* THE TASK:
Skip the pictures and repeat each line of the data exactly.

- - - - - - -

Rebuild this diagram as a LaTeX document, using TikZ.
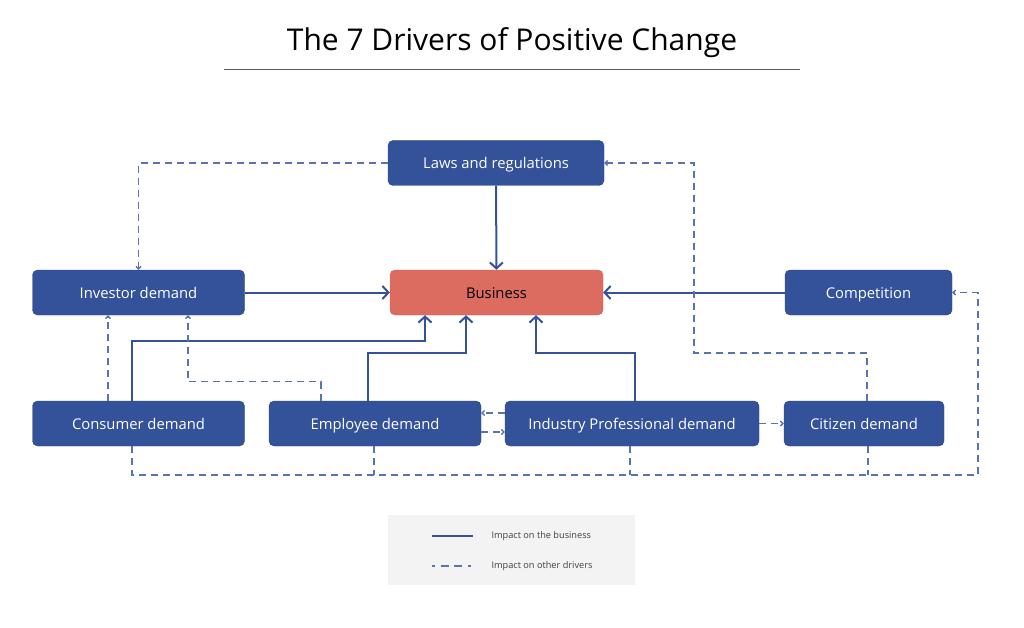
\documentclass[tikz,border=0pt]{standalone}
\usepackage{fontspec}
\setmainfont{Open Sans}
\usetikzlibrary{arrows.meta,positioning}
\definecolor{driverblue}{HTML}{34529A}
\definecolor{bizred}{HTML}{DC6C60}
\definecolor{dashblue}{HTML}{5A72AE}
\definecolor{legendgray}{HTML}{F3F3F3}

\begin{document}
\begin{tikzpicture}[x=1pt, y=-1pt,
    driver/.style={draw=driverblue!85!black, fill=driverblue, rounded corners=5pt, text=white,
        font=\fontsize{14.8}{17}\selectfont, inner sep=0pt, minimum height=45pt,
        text height=13pt, text depth=1pt},
    business/.style={driver, draw=bizred!90!black, fill=bizred, text=black},
    impact/.style={draw=driverblue, line width=2pt, -{Straight Barb[length=6pt, width=13pt]}},
    other/.style={draw=dashblue, line width=1.3pt, dash pattern=on 7pt off 5pt,
        -{Straight Barb[length=2.5pt, width=5pt]}},
    legendtext/.style={anchor=west, font=\fontsize{9.2}{11}\selectfont, text=black!75}]
        \useasboundingbox (0,0) rectangle (1024,628);

        % Title
        \node[font=\fontsize{30}{36}\selectfont] (title) at (512,43) {The 7 Drivers of Positive Change};
        \draw[black!65, line width=0.8pt] (224,69) -- (800,69);

        % Draw nodes
        \node[driver, minimum width=216pt] (laws) at (496,163) {Laws and regulations};
        \node[business, minimum width=213pt] (business) at (496.5,292.5) {Business};
        \node[driver, minimum width=212pt] (investor) at (138.5,292.5) {Investor demand};
        \node[driver, minimum width=167pt] (competition) at (868.5,292.5) {Competition};
        \node[driver, minimum width=212pt] (consumer) at (138.5,423.5) {Consumer demand};
        \node[driver, minimum width=212pt] (employee) at (375,423.5) {Employee demand};
        \node[driver, minimum width=254pt] (industry) at (632,423.5) {Industry Professional demand};
        \node[driver, minimum width=160pt] (citizen) at (864,423.5) {Citizen demand};

        % Impact on the business
        \draw[impact] (investor) -- (business);
        \draw[impact] (laws) -- (business);
        \draw[impact] (competition) -- (business);
        \draw[impact] ([xshift=-6.5pt]consumer.north) -- ++(0,-60) -| ([xshift=-71.5pt]business.south);
        \draw[impact] ([xshift=-7pt]employee.north) -- ++(0,-48) -| ([xshift=-30.5pt]business.south);
        \draw[impact] ([xshift=3pt]industry.north) -- ++(0,-48) -| ([xshift=39.5pt]business.south);

        % Impact on other drivers
        \coordinate (citbend) at (694,353);
        \coordinate (busend) at (978,475);
        \draw[other] (laws.west) -| (investor.north);
        \draw[other] ([xshift=3pt]citizen.north) |- (citbend) |- (laws.east);
        \draw[other] ([xshift=-30.5pt]consumer.north) -- ([xshift=-30.5pt]investor.south);
        \draw[other] ([xshift=-54pt]employee.north) -- ++(0,-19) -| ([xshift=49.5pt]investor.south);
        \draw[other] ([yshift=10.5pt]industry.west) -- ([yshift=10.5pt]employee.east);
        \draw[other] ([yshift=-8.5pt]employee.east) -- ([yshift=-8.5pt]industry.west);
        \draw[other] (industry) -- (citizen);
        \draw[other] ([xshift=-6.5pt]consumer.south) |- (busend) |- (competition.east);
        \draw[other, -] ([xshift=-1pt]employee.south) -- ++(0,29);
        \draw[other, -] ([xshift=-2pt]industry.south) -- ++(0,29);
        \draw[other, -] ([xshift=4pt]citizen.south) -- ++(0,29);

        % Legend
        \node[fill=legendgray, minimum width=247pt, minimum height=70pt, inner sep=0pt] (legend) at (511.5,550) {};
        \coordinate (solidA) at (432,536);
        \coordinate (solidB) at (473,536);
        \coordinate (dashA) at (432,566);
        \coordinate (dashB) at (473,566);
        \draw[draw=driverblue, line width=1.5pt] (solidA) -- (solidB);
        \draw[draw=dashblue, line width=1.5pt, dash pattern=on 3pt off 6pt on 8pt off 5pt on 8pt off 6pt on 3pt] (dashA) -- (dashB);
        \node[legendtext] (solidtext) at (488,536) {Impact on the business};
        \node[legendtext] (dashtext) at (488,566) {Impact on other drivers};
    \end{tikzpicture}
\end{document}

- - - - - - -

* ANSWER TO THE EXERCISE:
Rebuild this diagram as a LaTeX document, using TikZ.
\documentclass[tikz,border=0pt]{standalone}
\usepackage{fontspec}
\setmainfont{Open Sans}
\usetikzlibrary{arrows.meta,positioning}
\definecolor{driverblue}{HTML}{34529A}
\definecolor{bizred}{HTML}{DC6C60}
\definecolor{dashblue}{HTML}{5A72AE}
\definecolor{legendgray}{HTML}{F3F3F3}

\begin{document}
\begin{tikzpicture}[x=1pt, y=-1pt,
    driver/.style={draw=driverblue!85!black, fill=driverblue, rounded corners=5pt, text=white,
        font=\fontsize{14.8}{17}\selectfont, inner sep=0pt, minimum height=45pt,
        text height=13pt, text depth=1pt},
    business/.style={driver, draw=bizred!90!black, fill=bizred, text=black},
    impact/.style={draw=driverblue, line width=2pt, -{Straight Barb[length=6pt, width=13pt]}},
    other/.style={draw=dashblue, line width=1.3pt, dash pattern=on 7pt off 5pt,
        -{Straight Barb[length=2.5pt, width=5pt]}},
    legendtext/.style={anchor=west, font=\fontsize{9.2}{11}\selectfont, text=black!75}]
        \useasboundingbox (0,0) rectangle (1024,628);

        % Title
        \node[font=\fontsize{30}{36}\selectfont] (title) at (512,43) {The 7 Drivers of Positive Change};
        \draw[black!65, line width=0.8pt] (224,69) -- (800,69);

        % Draw nodes
        \node[driver, minimum width=216pt] (laws) at (496,163) {Laws and regulations};
        \node[business, minimum width=213pt] (business) at (496.5,292.5) {Business};
        \node[driver, minimum width=212pt] (investor) at (138.5,292.5) {Investor demand};
        \node[driver, minimum width=167pt] (competition) at (868.5,292.5) {Competition};
        \node[driver, minimum width=212pt] (consumer) at (138.5,423.5) {Consumer demand};
        \node[driver, minimum width=212pt] (employee) at (375,423.5) {Employee demand};
        \node[driver, minimum width=254pt] (industry) at (632,423.5) {Industry Professional demand};
        \node[driver, minimum width=160pt] (citizen) at (864,423.5) {Citizen demand};

        % Impact on the business
        \draw[impact] (investor) -- (business);
        \draw[impact] (laws) -- (business);
        \draw[impact] (competition) -- (business);
        \draw[impact] ([xshift=-6.5pt]consumer.north) -- ++(0,-60) -| ([xshift=-71.5pt]business.south);
        \draw[impact] ([xshift=-7pt]employee.north) -- ++(0,-48) -| ([xshift=-30.5pt]business.south);
        \draw[impact] ([xshift=3pt]industry.north) -- ++(0,-48) -| ([xshift=39.5pt]business.south);

        % Impact on other drivers
        \coordinate (citbend) at (694,353);
        \coordinate (busend) at (978,475);
        \draw[other] (laws.west) -| (investor.north);
        \draw[other] ([xshift=3pt]citizen.north) |- (citbend) |- (laws.east);
        \draw[other] ([xshift=-30.5pt]consumer.north) -- ([xshift=-30.5pt]investor.south);
        \draw[other] ([xshift=-54pt]employee.north) -- ++(0,-19) -| ([xshift=49.5pt]investor.south);
        \draw[other] ([yshift=10.5pt]industry.west) -- ([yshift=10.5pt]employee.east);
        \draw[other] ([yshift=-8.5pt]employee.east) -- ([yshift=-8.5pt]industry.west);
        \draw[other] (industry) -- (citizen);
        \draw[other] ([xshift=-6.5pt]consumer.south) |- (busend) |- (competition.east);
        \draw[other, -] ([xshift=-1pt]employee.south) -- ++(0,29);
        \draw[other, -] ([xshift=-2pt]industry.south) -- ++(0,29);
        \draw[other, -] ([xshift=4pt]citizen.south) -- ++(0,29);

        % Legend
        \node[fill=legendgray, minimum width=247pt, minimum height=70pt, inner sep=0pt] (legend) at (511.5,550) {};
        \coordinate (solidA) at (432,536);
        \coordinate (solidB) at (473,536);
        \coordinate (dashA) at (432,566);
        \coordinate (dashB) at (473,566);
        \draw[draw=driverblue, line width=1.5pt] (solidA) -- (solidB);
        \draw[draw=dashblue, line width=1.5pt, dash pattern=on 3pt off 6pt on 8pt off 5pt on 8pt off 6pt on 3pt] (dashA) -- (dashB);
        \node[legendtext] (solidtext) at (488,536) {Impact on the business};
        \node[legendtext] (dashtext) at (488,566) {Impact on other drivers};
    \end{tikzpicture}
\end{document}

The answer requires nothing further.